Cores and Threads: Hybrid Processors for Today’s Multitasking World

Cores and Threads: Hybrid Processors for Today’s Multitasking World

Published in Military Embedded Systems
Written by Aaron Frank

The incredible growth of processing parallelism has resulted in a corresponding explosion of performance and capabilities, but not all cores and threads are created equally. For mainstream computer users, such as the vast majority of Windows users, the detailed usage of cores and threads is not important for the user to understand. After editing a document, we hit the <SAVE> icon, and all the magic happens under the hood. But for designers of critical real-time processing systems, what happens under the hood matters. With a more detailed understanding of the latest hybrid core processor enhancements, military embedded systems designers – whether designing for land, sea, or air use – can build more deterministic and responsive processing systems and at the same time maintain better control over power consumption, resulting in SWaP [size, weight, and power] savings and longer-duration missions.

Today, finding a processor with just a single processing core is difficult. In 2000, IBM introduced the concept of a dual-core processor in their Power4 processor. AMD followed in 2005 with the Opteron 800 and Athlon 64 X2 processors, each with two processing cores. Intel gained commercial success with their dual-core processor in 2006 with the Pentium Core2 processor.

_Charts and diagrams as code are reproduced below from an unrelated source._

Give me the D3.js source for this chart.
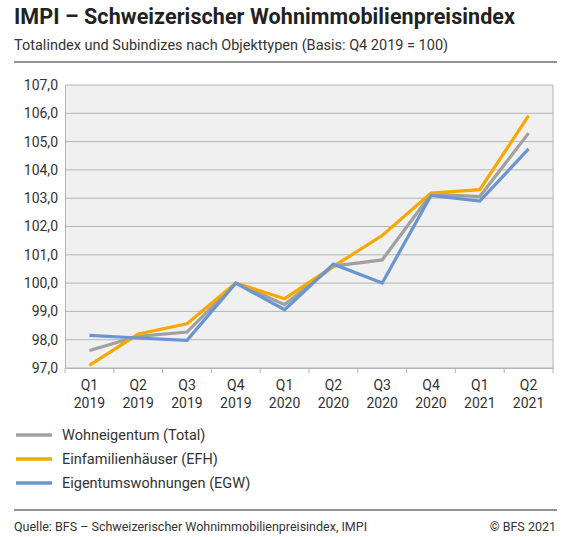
<!DOCTYPE html>
<html>
<head>
<meta charset="utf-8">
<script src="https://cdn.jsdelivr.net/npm/d3@7"></script>
<style>
  body { margin: 0; background: #fff; font-family: Roboto, "Noto Sans", sans-serif; }
</style>
</head>
<body>
<div id="container"></div>
<script>
// Data
const quarters = ['Q1|2019', 'Q2|2019', 'Q3|2019', 'Q4|2019', 'Q1|2020', 'Q2|2020', 'Q3|2020', 'Q4|2020', 'Q1|2021', 'Q2|2021'];
const total = [97.62, 98.12, 98.27, 100.0, 99.24, 100.6, 100.82, 103.14, 103.06, 105.3];
const efh = [97.09, 98.2, 98.56, 100.0, 99.45, 100.59, 101.68, 103.18, 103.3, 105.92];
const egw = [98.15, 98.06, 97.98, 100.0, 99.06, 100.67, 100.0, 103.1, 102.9, 104.74];
const yTicks = [97, 98, 99, 100, 101, 102, 103, 104, 105, 106, 107];
const seriesNames = ['Wohneigentum (Total)', 'Einfamilienhäuser (EFH)', 'Eigentumswohnungen (EGW)'];
const colors = ['#a0a0a0', '#f5a800', '#6a96d0'];

const width = 571, height = 537;
const plot = { left: 65, right: 553, top: 85, bottom: 368 };

const svg = d3.select('#container').append('svg')
    .attr('width', width)
    .attr('height', height);

// Title block
svg.append('text').attr('x', 14).attr('y', 24)
    .attr('font-size', 21.5).attr('font-weight', 'bold').attr('fill', '#222')
    .attr('textLength', 501)
    .text('IMPI – Schweizerischer Wohnimmobilienpreisindex');
svg.append('text').attr('x', 14).attr('y', 50)
    .attr('font-size', 14.5).attr('fill', '#333')
    .text('Totalindex und Subindizes nach Objekttypen (Basis: Q4 2019 = 100)');
svg.append('line').attr('x1', 14).attr('x2', 557).attr('y1', 62).attr('y2', 62)
    .attr('stroke', '#222').attr('stroke-width', 1);

// Scales
const xScale = d3.scaleBand().domain(quarters).range([plot.left, plot.right]);
const yScale = d3.scaleLinear().domain([97, 107]).range([plot.bottom, plot.top]);

svg.append('rect')
    .attr('x', plot.left).attr('y', plot.top)
    .attr('width', plot.right - plot.left).attr('height', plot.bottom - plot.top)
    .attr('fill', '#f0f0f0');

// Grid
svg.append('g').selectAll('line').data(yTicks).enter().append('line')
    .attr('x1', plot.left).attr('x2', plot.right)
    .attr('y1', d => yScale(d)).attr('y2', d => yScale(d))
    .attr('stroke', '#b4b4b4').attr('stroke-width', 1);
svg.append('line').attr('x1', plot.right).attr('x2', plot.right)
    .attr('y1', plot.top).attr('y2', plot.bottom).attr('stroke', '#b4b4b4');

// Y axis
const yAxis = svg.append('g')
    .attr('transform', 'translate(' + plot.left + ',0)')
    .call(d3.axisLeft(yScale).tickValues(yTicks).tickSize(0).tickPadding(7)
        .tickFormat(d => d3.format('.1f')(d).replace('.', ',')));
yAxis.select('.domain').attr('stroke', '#b4b4b4');
yAxis.selectAll('text').attr('font-size', 14).attr('fill', '#333').attr('font-family', 'Roboto');

// X axis
const xAxis = svg.append('g')
    .attr('transform', 'translate(0,' + plot.bottom + ')')
    .call(d3.axisBottom(xScale).tickSize(0).tickFormat(''));
xAxis.select('.domain').attr('stroke', '#b4b4b4');
svg.append('g').selectAll('line').data(quarters.concat(['end'])).enter().append('line')
    .attr('x1', (d, i) => plot.left + i * xScale.bandwidth())
    .attr('x2', (d, i) => plot.left + i * xScale.bandwidth())
    .attr('y1', plot.bottom).attr('y2', plot.bottom + 5)
    .attr('stroke', '#b4b4b4');
const xl = svg.append('g').selectAll('text').data(quarters).enter().append('text')
    .attr('x', d => xScale(d) + xScale.bandwidth() / 2)
    .attr('text-anchor', 'middle').attr('font-size', 14).attr('fill', '#333');
xl.append('tspan').attr('x', d => xScale(d) + xScale.bandwidth() / 2).attr('y', 390).text(d => d.split('|')[0]);
xl.append('tspan').attr('x', d => xScale(d) + xScale.bandwidth() / 2).attr('y', 408).text(d => d.split('|')[1]);

// Lines
const line = d3.line()
    .x((d, i) => xScale(quarters[i]) + xScale.bandwidth() / 2)
    .y(d => yScale(d));
[total, efh, egw].forEach((s, k) => {
    svg.append('path').datum(s)
        .attr('d', line).attr('fill', 'none')
        .attr('stroke', colors[k]).attr('stroke-width', 3.2);
});

// Legend
seriesNames.forEach((n, k) => {
    const y = 435 + k * 24;
    svg.append('line').attr('x1', 16).attr('x2', 52).attr('y1', y).attr('y2', y)
        .attr('stroke', colors[k]).attr('stroke-width', 3.5);
    svg.append('text').attr('x', 62).attr('y', y + 5)
        .attr('font-size', 14.5).attr('fill', '#333').text(n);
});

// Footer
svg.append('line').attr('x1', 14).attr('x2', 557).attr('y1', 510).attr('y2', 510)
    .attr('stroke', '#222').attr('stroke-width', 1);
svg.append('text').attr('x', 14).attr('y', 531)
    .attr('font-size', 12.5).attr('fill', '#333')
    .text('Quelle: BFS – Schweizerischer Wohnimmobilienpreisindex, IMPI');
svg.append('text').attr('x', 556).attr('y', 531).attr('text-anchor', 'end')
    .attr('font-size', 12.5).attr('fill', '#333').text('© BFS 2021');
</script>
</body>
</html>
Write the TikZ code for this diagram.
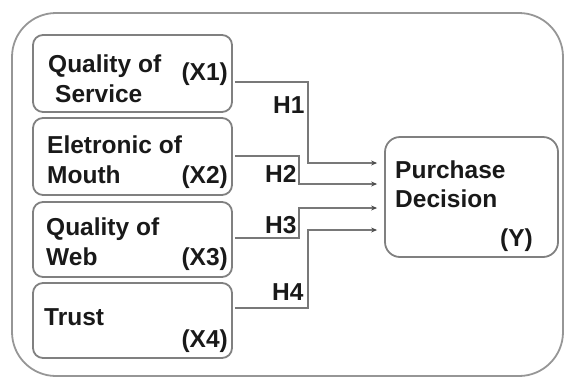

Today, almost two decades later, it is not uncommon to see data centers running tens of thousands of processors, each with 64 or more cores. In addition to multiple processing cores, many architectures also support hyper-threading, which enables a processing core to execute two independent instruction threads simultaneously, mimicking a dual-core processor. Thus, a 64-core dual-threading processor can execute 128 independent threads simultaneously. Taken to the extreme, today’s high-end graphics processors (GPUs) can execute thousands of simultaneous operations, which is fundamental for highly parallel 3D visualizations and complex AI [artificial intelligence] processing tasks.